Mannheim. Eigentlich hat die Vierte Große Wirtschaftsstrafkammer des Mannheimer Landgerichts, vor der im letztjährigen Februar ein Prozess wegen des Verdachts betrügerischer Marktmanipulation rund um kanadische Billigaktien begonnen hat, dies schon mehrfach signalisiert: Aus ihrer Sicht sei das Beweisprogramm abgearbeitet. Üblicherweise bedeutet solch ein Hinweis, dass mit Plädoyers und Urteil zeitnah zu rechnen ist. Dieser Rückschluss kann bei dem in angespannter Atmosphäre und manchmal auch harschem Ton laufenden Mammutverfahren nicht gezogen werden. Die Verteidigung hat bereits weitere Zeugenwünsche angekündigt.
Beworbene Aktien waren „Schrott“
Drei ehemaligen Geschäftspartnern aus dem nordbadischen Raum – einer davon lebte in Mallorca – legt der Staatsanwalt zur Last, Aktien mit niedrigem Kurswert, sogenannte Pennystocks, mittels Täuschungsmanövern jenseits üblicher Kurspflege geschönt wie gepusht und dadurch Gewinne in Millionenhöhe erzielt zu haben. Einer der Angeklagten, alle drei Ende 30, hat schon vor Prozessbeginn ein Teilgeständnis abgelegt und ist auf freiem Fuß.
Er gab zu, dass es teilweise „Dump und Pump“ gab – eine Strategie, bei der (erworbene) Billigaktien künstlich „aufgepumpt“ werden, um sie vor dem Kursabsturz günstig verkaufen („wegwerfen“) zu können. Dafür seien über vielfältige Kanäle wie Börsenbriefe oder Internetforen auch Wertpapiere beworben worden, die eigentlich „Schrott“ waren.
Die Anwälte der beiden Kompagnons weisen die Anklagevorwürfe vehement zurück. Eingeräumt haben freilich alle drei Angeklagten, dass sie sich in internen Chats despektierlich über Anleger ausließen und diese als „Lemminge“ (im Sinne kopflos hinterherrennender Herdentiere) bezeichneten.
Seit Monaten hagelt es in der hochstreitig geführten Beweisaufnahme seitens der Verteidigung Anträge wie Rügen.
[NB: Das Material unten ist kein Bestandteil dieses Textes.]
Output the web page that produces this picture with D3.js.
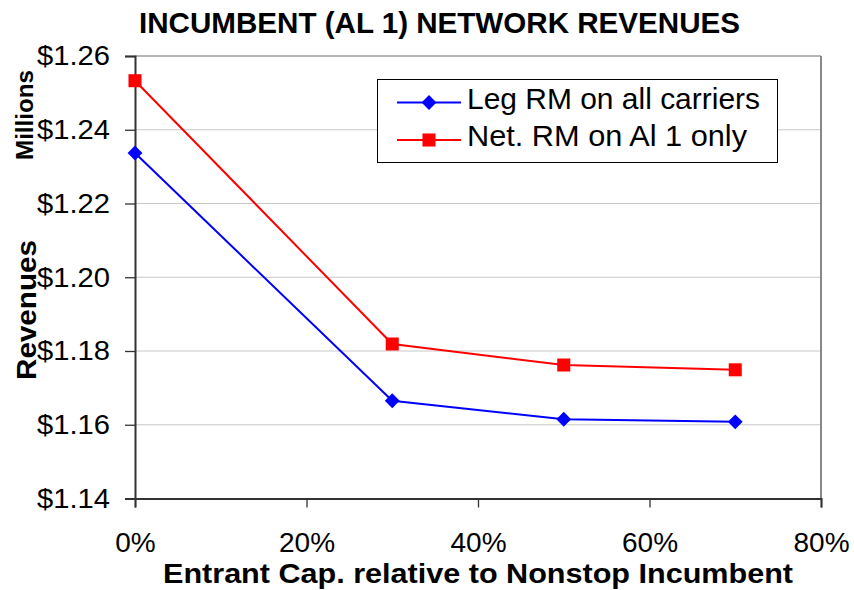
<!DOCTYPE html>
<html><head><meta charset="utf-8">
<script src="https://cdn.jsdelivr.net/npm/d3@7"></script>
<style>body{margin:0;background:#fff}svg{display:block}text{font-family:"Liberation Sans",Arial,sans-serif}</style>
</head><body>
<script>
const xValues = [0, 30, 50, 70];
const legRM = [1.2337, 1.1665, 1.1615, 1.1608];
const netRM = [1.2533, 1.1819, 1.1762, 1.1749];
const yTicks = [1.14, 1.16, 1.18, 1.20, 1.22, 1.24, 1.26];
const xTicks = [0, 20, 40, 60, 80];
const seriesNames = ["Leg RM on all carriers", "Net. RM on Al 1 only"];

const W = 854, H = 590;
const svg = d3.select("body").append("svg").attr("width", W).attr("height", H);
const m = {l: 135, r: 821, t: 56, b: 498.5};
const x = d3.scaleLinear().domain([0, 80]).range([m.l, m.r]);
const y = d3.scaleLinear().domain([1.14, 1.26]).range([m.b, m.t]);
const FF = '"Liberation Sans",Arial,sans-serif';

// gridlines
svg.append("g").selectAll("line").data(yTicks.slice(1)).join("line")
  .attr("x1", m.l).attr("x2", m.r).attr("y1", d => y(d)).attr("y2", d => y(d))
  .attr("stroke", "#c8c8c8").attr("stroke-width", 1);
// right / top border
svg.append("line").attr("x1", m.r).attr("x2", m.r).attr("y1", m.t).attr("y2", m.b)
  .attr("stroke", "#888").attr("stroke-width", 2);
svg.append("line").attr("x1", m.l).attr("x2", m.r).attr("y1", m.t).attr("y2", m.t)
  .attr("stroke", "#888").attr("stroke-width", 1);

// axes
const yAxis = d3.axisLeft(y).tickValues(yTicks).tickFormat(d => "$" + d.toFixed(2)).tickSize(10).tickPadding(15);
const gy = svg.append("g").attr("transform", `translate(${m.l},0)`).call(yAxis);
gy.select(".domain").attr("stroke", "#333").attr("stroke-width", 2);
gy.selectAll(".tick line").attr("stroke", "#333").attr("stroke-width", 1.3);
gy.selectAll("text").attr("font-size", 28).attr("fill", "#000").attr("font-family", FF)
  .attr("textLength", 73).attr("lengthAdjust", "spacingAndGlyphs");

const xAxis = d3.axisBottom(x).tickValues(xTicks).tickFormat(d => d + "%").tickSize(9).tickPadding(0);
const gx = svg.append("g").attr("transform", `translate(0,${m.b})`).call(xAxis);
gx.select(".domain").attr("stroke", "#333").attr("stroke-width", 2);
gx.selectAll(".tick line").attr("stroke", "#333").attr("stroke-width", 1.3);
gx.selectAll("text").attr("font-size", 28).attr("fill", "#000").attr("font-family", FF)
  .attr("dy", null).attr("y", 53.5);

// lines
const line = d3.line().x((d, i) => x(xValues[i])).y(d => y(d));
svg.append("path").datum(netRM).attr("d", line).attr("fill", "none").attr("stroke", "#ff0000").attr("stroke-width", 2);
svg.append("path").datum(legRM).attr("d", line).attr("fill", "none").attr("stroke", "#0000ff").attr("stroke-width", 2);

const sq = d3.symbol().type(d3.symbolSquare).size(170);
const dia = d3.symbol().type(d3.symbolSquare).size(110);
svg.append("g").selectAll("path").data(netRM).join("path")
  .attr("d", sq).attr("transform", (d, i) => `translate(${x(xValues[i])},${y(d)})`).attr("fill", "#ff0000");
svg.append("g").selectAll("path").data(legRM).join("path")
  .attr("d", dia)
  .attr("transform", (d, i) => `translate(${x(xValues[i])},${y(d)}) rotate(45)`).attr("fill", "#0000ff");

// legend
const lg = svg.append("g");
lg.append("rect").attr("x", 377.5).attr("y", 79.5).attr("width", 400).attr("height", 83)
  .attr("fill", "#fff").attr("stroke", "#000").attr("stroke-width", 1);
const lcol = ["#0000ff", "#ff0000"];
[0, 1].forEach(i => {
  const cy = 102.5 + i * 37.5;
  lg.append("line").attr("x1", 397).attr("x2", 461).attr("y1", cy).attr("y2", cy).attr("stroke", lcol[i]).attr("stroke-width", 2);
  if (i === 0) lg.append("path").attr("d", dia).attr("transform", `translate(429,${cy}) rotate(45)`).attr("fill", lcol[i]);
  else lg.append("path").attr("d", sq).attr("transform", `translate(429,${cy})`).attr("fill", lcol[i]);
  lg.append("text").attr("x", 467).attr("y", cy + 6).attr("font-size", 30).attr("fill", "#000")
    .attr("textLength", i === 0 ? 293 : 280).attr("lengthAdjust", "spacingAndGlyphs").text(seriesNames[i]);
});

// titles
svg.append("text").attr("x", 139).attr("y", 33).attr("font-size", 30).attr("font-weight", "bold")
  .attr("textLength", 601).attr("lengthAdjust", "spacingAndGlyphs").text("INCUMBENT (AL 1)  NETWORK REVENUES");
svg.append("text").attr("x", 163).attr("y", 583).attr("font-size", 28).attr("font-weight", "bold")
  .attr("textLength", 630).attr("lengthAdjust", "spacingAndGlyphs").text("Entrant Cap. relative to Nonstop Incumbent");
svg.append("text").attr("transform", "translate(36,380) rotate(-90)").attr("font-size", 28).attr("font-weight", "bold")
  .attr("textLength", 140).attr("lengthAdjust", "spacingAndGlyphs").text("Revenues");
svg.append("text").attr("transform", "translate(33,160) rotate(-90)").attr("font-size", 24).attr("font-weight", "bold")
  .attr("textLength", 90).attr("lengthAdjust", "spacingAndGlyphs").text("Millions");
</script>
</body></html>
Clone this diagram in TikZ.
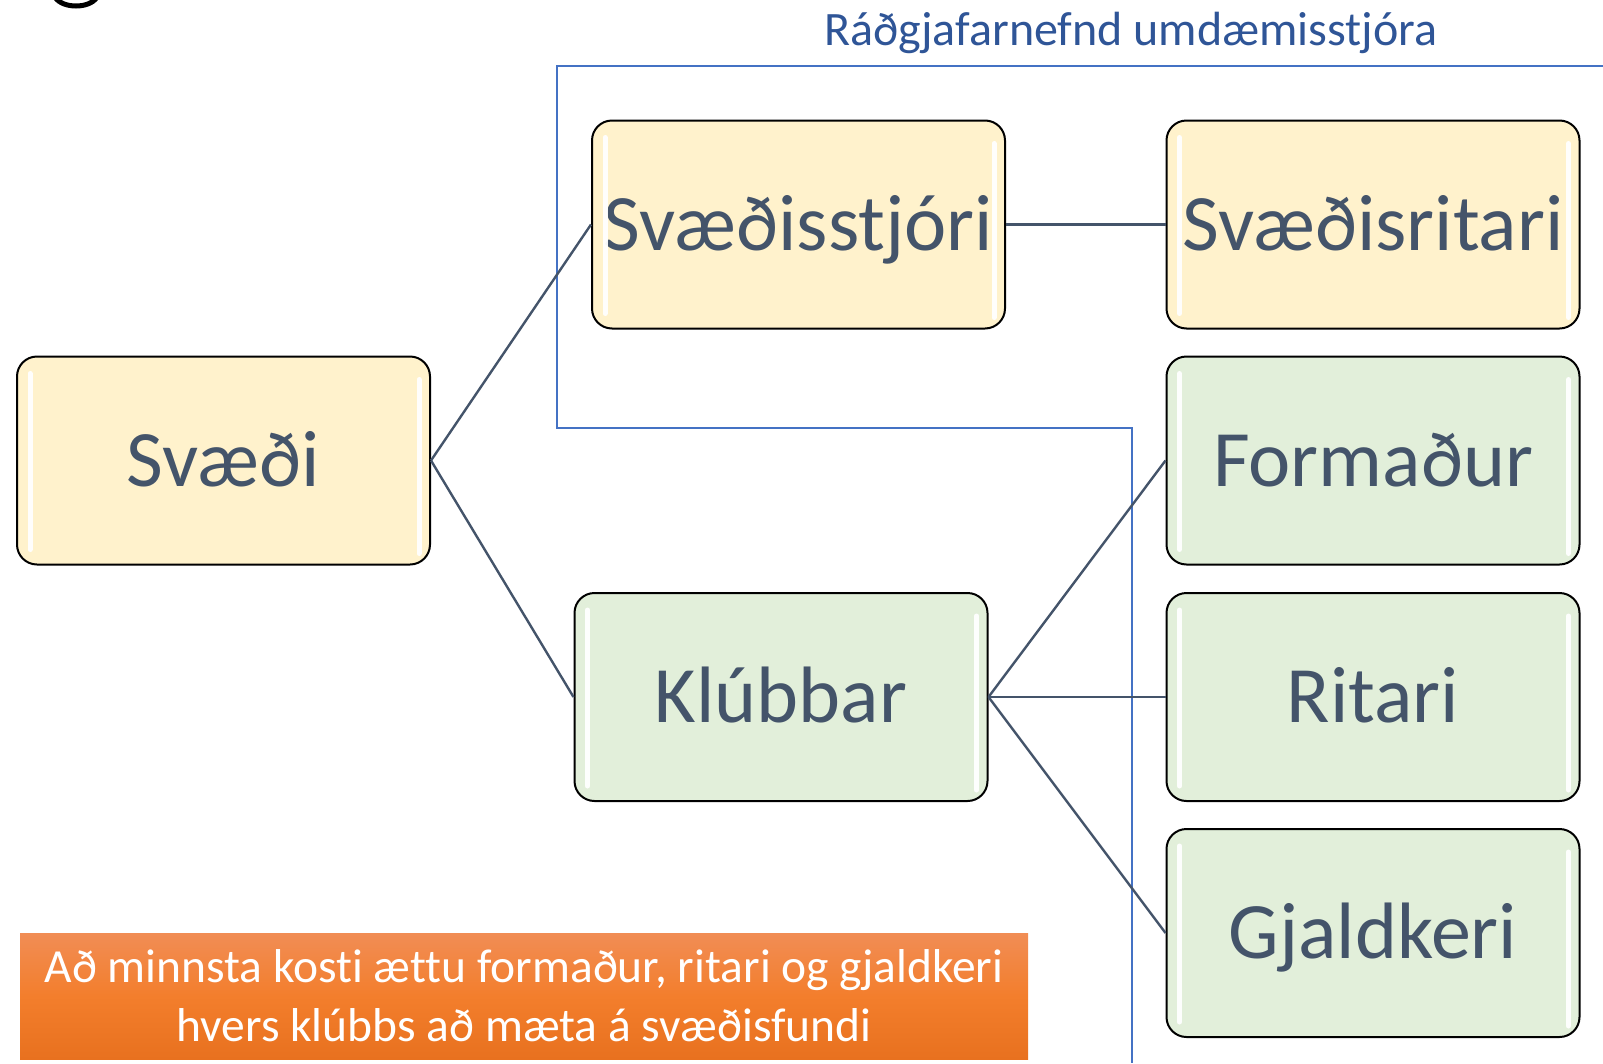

Während einer längeren Sitzungspause hat sich die Wirtschaftsstrafkammer mit teilweise schon vor Monaten gestellten Beweisanträgen befasst. Die Kammervorsitzende verliest die jeweiligen Zurückweisungen – so manche mit seitenlangen Begründungen. Beispielsweise haben Verteidiger einen weiteren Gutachter gefordert, weil sie an der Kompetenz einer Sachverständigen von der BaFin (Bundesanstalt für Finanzdienstleistungen) zweifeln. Die Kammer sieht die vorgebrachten Argumente als nicht stichhaltig.
Zur gereizten Stimmung trägt bei, dass zwei der Angeklagten seit 23 Monaten in Untersuchungshaft sitzen. Die vor einigen Wochen gestellte Haftbeschwerde – es war nicht die erste – liegt beim Oberlandesgericht in Karlsruhe. Eigentlich hatten die Anwälte damit gerechnet, dass ihre Mandanten vor Weihnachten freikommen.
In dem Prozess geht es nicht nur um drohende Gefängnisstrafen, auch um viel Geld. Jene zwei Gesellschaften der Angeklagten, die mit Sitz in Heidelberg und Walldorf für werbende Finanzkommunikation zuständig waren, sind als sogenannte Einziehungsbeteiligte Teil des Strafverfahrens. Sollte es eine rechtskräftige Verurteilung geben, könnten erzielte Gewinne abgeschöpft werden. Ein Großteil von Vermögenswerten wurde bereits mit Sicherungshypotheken belegt.